A French Outbreak

There were some sobering reports emanating from France today of Covid-19 infection rates increasing significantly. Dunkirk I read, has 901 cases per week of new infections per 100,000 people and Nice similarly hit, occasioning a couple of weekend lockdowns for the Riviera.

(Nice, Image: The Telegraph)

This feels reminiscent to me of past events here in the UK, in particular the ‘second wave’ which with the most recent lockdown has felt and been experienced as so damaging.

The UK is further on down the road than France in terms of vaccination rates and that will arguably be it’s saviour. by comparison. It is a sobering thought though regarding the amount of people still likely to be milling around for a little time yet, unvaccinated, accompanied by cries for more rapid easing of restrictions, (I’m as tired as anyone of them) regarding what potential this can feasibly have.

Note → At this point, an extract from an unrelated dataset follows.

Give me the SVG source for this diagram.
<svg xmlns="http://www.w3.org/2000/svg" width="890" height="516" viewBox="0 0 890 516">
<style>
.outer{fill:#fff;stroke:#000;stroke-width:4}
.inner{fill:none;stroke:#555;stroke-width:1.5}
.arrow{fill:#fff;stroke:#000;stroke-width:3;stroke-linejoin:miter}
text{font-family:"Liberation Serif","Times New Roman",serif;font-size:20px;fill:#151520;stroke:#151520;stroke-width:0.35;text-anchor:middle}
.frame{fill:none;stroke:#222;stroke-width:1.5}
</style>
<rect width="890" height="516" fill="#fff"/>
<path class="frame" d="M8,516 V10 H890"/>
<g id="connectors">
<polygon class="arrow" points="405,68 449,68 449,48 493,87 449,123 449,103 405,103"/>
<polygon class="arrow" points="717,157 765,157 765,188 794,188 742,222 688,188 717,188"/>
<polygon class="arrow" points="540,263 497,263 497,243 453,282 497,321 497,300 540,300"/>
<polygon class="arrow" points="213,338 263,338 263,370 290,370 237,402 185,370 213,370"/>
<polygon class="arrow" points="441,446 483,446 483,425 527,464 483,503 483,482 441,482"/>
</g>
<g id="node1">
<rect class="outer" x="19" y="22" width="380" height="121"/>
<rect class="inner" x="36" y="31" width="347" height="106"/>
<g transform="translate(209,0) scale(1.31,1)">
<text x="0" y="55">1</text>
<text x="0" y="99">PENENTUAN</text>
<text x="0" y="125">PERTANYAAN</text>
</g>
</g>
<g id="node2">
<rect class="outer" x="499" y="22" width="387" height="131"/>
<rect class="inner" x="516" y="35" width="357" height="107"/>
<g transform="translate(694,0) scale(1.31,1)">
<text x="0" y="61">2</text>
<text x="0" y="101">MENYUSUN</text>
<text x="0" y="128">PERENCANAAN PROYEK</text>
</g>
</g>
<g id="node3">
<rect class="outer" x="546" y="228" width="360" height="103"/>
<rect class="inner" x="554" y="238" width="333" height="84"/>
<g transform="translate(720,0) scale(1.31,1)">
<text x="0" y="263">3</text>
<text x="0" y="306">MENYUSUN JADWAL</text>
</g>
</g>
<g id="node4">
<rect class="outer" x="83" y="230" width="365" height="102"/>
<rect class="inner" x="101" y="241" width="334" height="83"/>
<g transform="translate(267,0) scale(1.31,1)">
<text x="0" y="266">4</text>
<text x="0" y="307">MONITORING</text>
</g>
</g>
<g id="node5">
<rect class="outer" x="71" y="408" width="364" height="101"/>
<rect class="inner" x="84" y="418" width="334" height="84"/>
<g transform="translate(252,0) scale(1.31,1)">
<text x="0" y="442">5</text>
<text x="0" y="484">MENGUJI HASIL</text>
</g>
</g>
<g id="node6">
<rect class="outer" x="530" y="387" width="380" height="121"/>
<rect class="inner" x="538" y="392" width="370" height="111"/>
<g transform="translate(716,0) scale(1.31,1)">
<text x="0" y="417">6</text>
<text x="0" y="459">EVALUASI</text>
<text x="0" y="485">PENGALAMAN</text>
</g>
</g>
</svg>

I recall an extremely popular view +around the end of the first lockdown was that ‘the country couldn’t be locked down again’, it was too expensive, too damaging etc. Respectfully, I didn’t agree with that point of view. Two lockdowns (and months of tiers which in effect were essentially lockdowns) later here we are.

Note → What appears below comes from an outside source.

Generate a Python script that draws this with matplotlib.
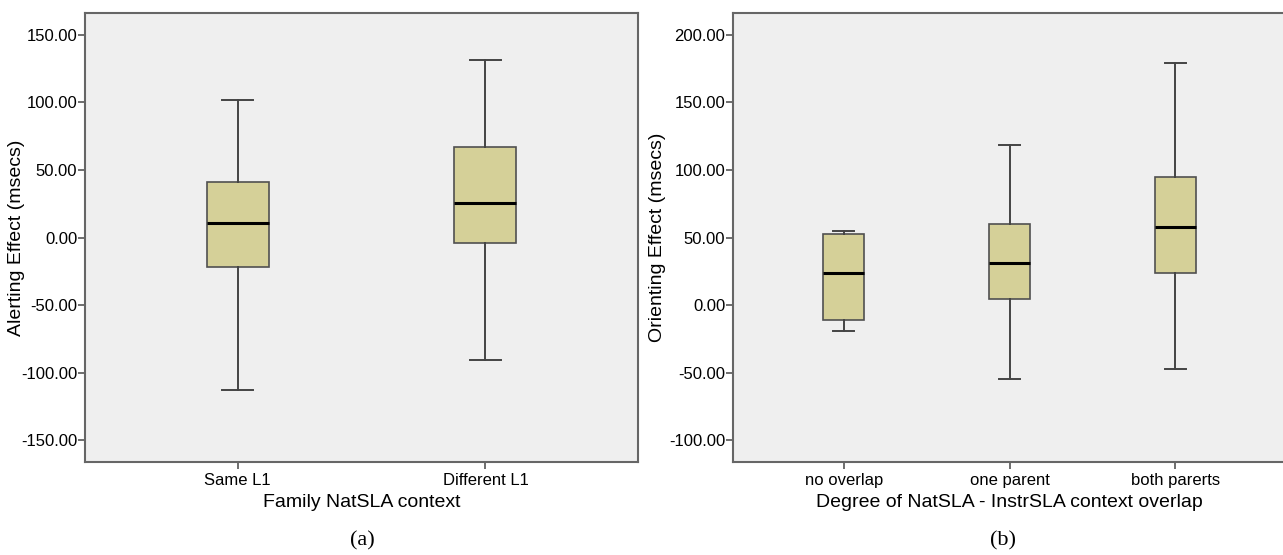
import matplotlib
matplotlib.use("Agg")
import matplotlib.pyplot as plt

# panel (a) - alerting effect
cats_a = ["Same L1", "Different L1"]
whislo_a = [-112.5, -90.5]
q1_a = [-22.0, -4.2]
med_a = [10.8, 25.5]
q3_a = [40.8, 67.0]
whishi_a = [102.0, 131.0]

# panel (b) - orienting effect
cats_b = ["no overlap", "one parent", "both parerts"]
whislo_b = [-18.9, -54.7, -47.1]
q1_b = [-11.3, 4.5, 23.4]
med_b = [23.7, 30.8, 57.4]
q3_b = [52.9, 59.7, 94.5]
whishi_b = [54.7, 118.4, 179.0]

ticks_a = [-150, -100, -50, 0, 50, 100, 150]
ticks_b = [-100, -50, 0, 50, 100, 150, 200]

plt.rcParams['font.family'] = ['Liberation Sans', 'DejaVu Sans']

fill = "#d5d098"
edge = "#505050"
bg = "#efefef"


def make_stats(lo, q1, med, q3, hi):
    return [dict(whislo=a, q1=b, med=c, q3=d, whishi=e, fliers=[])
            for a, b, c, d, e in zip(lo, q1, med, q3, hi)]


def draw(ax, stats, cats, ticks, ylim, xlim, ylabel, xlabel, ylab_x):
    ax.set_facecolor(bg)
    ax.bxp(stats, positions=range(1, len(cats) + 1), widths=0.25,
           patch_artist=True, showfliers=False,
           boxprops=dict(facecolor=fill, edgecolor=edge, linewidth=1.2),
           medianprops=dict(color="black", linewidth=2.2),
           whiskerprops=dict(color="#444444", linewidth=1.4),
           capprops=dict(color="#444444", linewidth=1.4))
    ax.set_xlim(*xlim)
    ax.set_ylim(*ylim)
    ax.set_yticks(ticks)
    ax.set_yticklabels(["%.2f" % t for t in ticks])
    ax.set_xticks(range(1, len(cats) + 1))
    ax.set_xticklabels(cats)
    ax.tick_params(axis="y", labelsize=12, length=5, width=1.2,
                   color="#555555", pad=0.5)
    ax.tick_params(axis="x", labelsize=12, length=5, width=1.2,
                   color="#555555", pad=3)
    for s in ax.spines.values():
        s.set_color("#666666")
        s.set_linewidth(1.5)
    ax.set_ylabel(ylabel, fontsize=14)
    ax.set_xlabel(xlabel, fontsize=14)
    ax.yaxis.set_label_coords(ylab_x, 0.5)
    ax.xaxis.set_label_coords(0.5, -0.071)


fig = plt.figure(figsize=(12.83, 5.55), dpi=100)
ax1 = fig.add_axes([85 / 1283, 93 / 555, 553 / 1283, 449 / 555])
ax2 = fig.add_axes([733 / 1283, 93 / 555, 553 / 1283, 449 / 555])

draw(ax1, make_stats(whislo_a, q1_a, med_a, q3_a, whishi_a), cats_a, ticks_a,
     (-166, 166), (0.385, 2.615), "Alerting Effect (msecs)",
     "Family NatSLA context", -0.108)
draw(ax2, make_stats(whislo_b, q1_b, med_b, q3_b, whishi_b), cats_b, ticks_b,
     (-116, 216), (0.333, 3.667), "Orienting Effect (msecs)",
     "Degree of NatSLA - InstrSLA context overlap", -0.122)

fig.text(362 / 1283, 1 - 541 / 555, "(a)", family="Liberation Serif",
         fontsize=16, ha="center", va="center")
fig.text(1003 / 1283, 1 - 541 / 555, "(b)", family="Liberation Serif",
         fontsize=16, ha="center", va="center")

fig.savefig("out.png", dpi=100)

Fatigued, impoverished, out of work, de-socialised, young people missing their education and myriad mental health problems (believe me, I hear those every single day and the faint-hearted would be slightly terrifed to hear them). None of this, desperate though it is, and it is, overrides the fact that if we do this easing too quickly we can still be back in a maelstrom of anxiety and uncertainty at very short order. Recent history has shown us that and we would do well to learn from it.